** Start Dataset extract **

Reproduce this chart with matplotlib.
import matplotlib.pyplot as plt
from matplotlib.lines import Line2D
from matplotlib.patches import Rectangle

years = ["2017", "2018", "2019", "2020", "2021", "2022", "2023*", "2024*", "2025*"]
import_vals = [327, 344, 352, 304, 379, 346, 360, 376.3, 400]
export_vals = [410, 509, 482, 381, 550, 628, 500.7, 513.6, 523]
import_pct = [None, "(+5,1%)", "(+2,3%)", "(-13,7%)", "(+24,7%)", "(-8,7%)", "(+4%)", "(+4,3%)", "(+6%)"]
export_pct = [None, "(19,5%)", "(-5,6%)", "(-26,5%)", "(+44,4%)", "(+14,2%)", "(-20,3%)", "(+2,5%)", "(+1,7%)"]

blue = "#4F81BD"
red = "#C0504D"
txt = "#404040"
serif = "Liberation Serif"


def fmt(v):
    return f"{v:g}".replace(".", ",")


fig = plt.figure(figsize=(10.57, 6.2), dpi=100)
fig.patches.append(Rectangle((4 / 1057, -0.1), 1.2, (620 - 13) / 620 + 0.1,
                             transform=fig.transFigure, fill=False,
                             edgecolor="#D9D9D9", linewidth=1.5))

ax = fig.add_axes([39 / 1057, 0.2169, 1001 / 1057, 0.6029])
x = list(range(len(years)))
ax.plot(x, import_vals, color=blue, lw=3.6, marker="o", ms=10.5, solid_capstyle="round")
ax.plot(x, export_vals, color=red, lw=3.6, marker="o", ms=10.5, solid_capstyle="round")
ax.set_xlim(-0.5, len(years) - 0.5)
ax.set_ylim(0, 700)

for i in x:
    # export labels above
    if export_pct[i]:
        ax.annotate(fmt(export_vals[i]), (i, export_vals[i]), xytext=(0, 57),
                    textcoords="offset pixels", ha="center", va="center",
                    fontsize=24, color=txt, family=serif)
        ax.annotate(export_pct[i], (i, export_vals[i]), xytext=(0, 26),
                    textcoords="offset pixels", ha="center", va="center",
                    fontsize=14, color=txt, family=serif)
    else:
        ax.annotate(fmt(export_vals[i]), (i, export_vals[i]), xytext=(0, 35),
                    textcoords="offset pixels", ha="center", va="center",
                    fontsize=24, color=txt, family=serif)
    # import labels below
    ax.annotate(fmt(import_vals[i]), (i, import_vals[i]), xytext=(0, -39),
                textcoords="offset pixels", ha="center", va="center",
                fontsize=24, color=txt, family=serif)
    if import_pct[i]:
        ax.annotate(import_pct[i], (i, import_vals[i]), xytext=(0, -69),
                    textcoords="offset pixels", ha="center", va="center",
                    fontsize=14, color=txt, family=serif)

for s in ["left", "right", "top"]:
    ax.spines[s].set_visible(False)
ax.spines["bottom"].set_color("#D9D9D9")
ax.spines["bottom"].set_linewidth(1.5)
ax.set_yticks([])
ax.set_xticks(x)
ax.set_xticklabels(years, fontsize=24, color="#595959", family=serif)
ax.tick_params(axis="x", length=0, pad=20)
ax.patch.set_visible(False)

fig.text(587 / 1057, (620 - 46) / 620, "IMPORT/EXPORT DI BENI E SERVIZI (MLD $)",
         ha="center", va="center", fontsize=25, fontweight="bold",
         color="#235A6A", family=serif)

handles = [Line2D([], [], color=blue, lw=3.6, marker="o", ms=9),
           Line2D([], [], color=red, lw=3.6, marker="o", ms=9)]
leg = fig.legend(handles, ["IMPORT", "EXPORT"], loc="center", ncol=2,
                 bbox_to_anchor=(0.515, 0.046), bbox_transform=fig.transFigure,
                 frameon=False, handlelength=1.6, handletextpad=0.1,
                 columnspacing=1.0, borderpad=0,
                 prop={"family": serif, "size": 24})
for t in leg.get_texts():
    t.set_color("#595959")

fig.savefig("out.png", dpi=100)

** End Dataset extract **

What the task requires = Repeat the data above, word for word.

Response =
Reproduce this chart with matplotlib.
import matplotlib.pyplot as plt
from matplotlib.lines import Line2D
from matplotlib.patches import Rectangle

years = ["2017", "2018", "2019", "2020", "2021", "2022", "2023*", "2024*", "2025*"]
import_vals = [327, 344, 352, 304, 379, 346, 360, 376.3, 400]
export_vals = [410, 509, 482, 381, 550, 628, 500.7, 513.6, 523]
import_pct = [None, "(+5,1%)", "(+2,3%)", "(-13,7%)", "(+24,7%)", "(-8,7%)", "(+4%)", "(+4,3%)", "(+6%)"]
export_pct = [None, "(19,5%)", "(-5,6%)", "(-26,5%)", "(+44,4%)", "(+14,2%)", "(-20,3%)", "(+2,5%)", "(+1,7%)"]

blue = "#4F81BD"
red = "#C0504D"
txt = "#404040"
serif = "Liberation Serif"


def fmt(v):
    return f"{v:g}".replace(".", ",")


fig = plt.figure(figsize=(10.57, 6.2), dpi=100)
fig.patches.append(Rectangle((4 / 1057, -0.1), 1.2, (620 - 13) / 620 + 0.1,
                             transform=fig.transFigure, fill=False,
                             edgecolor="#D9D9D9", linewidth=1.5))

ax = fig.add_axes([39 / 1057, 0.2169, 1001 / 1057, 0.6029])
x = list(range(len(years)))
ax.plot(x, import_vals, color=blue, lw=3.6, marker="o", ms=10.5, solid_capstyle="round")
ax.plot(x, export_vals, color=red, lw=3.6, marker="o", ms=10.5, solid_capstyle="round")
ax.set_xlim(-0.5, len(years) - 0.5)
ax.set_ylim(0, 700)

for i in x:
    # export labels above
    if export_pct[i]:
        ax.annotate(fmt(export_vals[i]), (i, export_vals[i]), xytext=(0, 57),
                    textcoords="offset pixels", ha="center", va="center",
                    fontsize=24, color=txt, family=serif)
        ax.annotate(export_pct[i], (i, export_vals[i]), xytext=(0, 26),
                    textcoords="offset pixels", ha="center", va="center",
                    fontsize=14, color=txt, family=serif)
    else:
        ax.annotate(fmt(export_vals[i]), (i, export_vals[i]), xytext=(0, 35),
                    textcoords="offset pixels", ha="center", va="center",
                    fontsize=24, color=txt, family=serif)
    # import labels below
    ax.annotate(fmt(import_vals[i]), (i, import_vals[i]), xytext=(0, -39),
                textcoords="offset pixels", ha="center", va="center",
                fontsize=24, color=txt, family=serif)
    if import_pct[i]:
        ax.annotate(import_pct[i], (i, import_vals[i]), xytext=(0, -69),
                    textcoords="offset pixels", ha="center", va="center",
                    fontsize=14, color=txt, family=serif)

for s in ["left", "right", "top"]:
    ax.spines[s].set_visible(False)
ax.spines["bottom"].set_color("#D9D9D9")
ax.spines["bottom"].set_linewidth(1.5)
ax.set_yticks([])
ax.set_xticks(x)
ax.set_xticklabels(years, fontsize=24, color="#595959", family=serif)
ax.tick_params(axis="x", length=0, pad=20)
ax.patch.set_visible(False)

fig.text(587 / 1057, (620 - 46) / 620, "IMPORT/EXPORT DI BENI E SERVIZI (MLD $)",
         ha="center", va="center", fontsize=25, fontweight="bold",
         color="#235A6A", family=serif)

handles = [Line2D([], [], color=blue, lw=3.6, marker="o", ms=9),
           Line2D([], [], color=red, lw=3.6, marker="o", ms=9)]
leg = fig.legend(handles, ["IMPORT", "EXPORT"], loc="center", ncol=2,
                 bbox_to_anchor=(0.515, 0.046), bbox_transform=fig.transFigure,
                 frameon=False, handlelength=1.6, handletextpad=0.1,
                 columnspacing=1.0, borderpad=0,
                 prop={"family": serif, "size": 24})
for t in leg.get_texts():
    t.set_color("#595959")

fig.savefig("out.png", dpi=100)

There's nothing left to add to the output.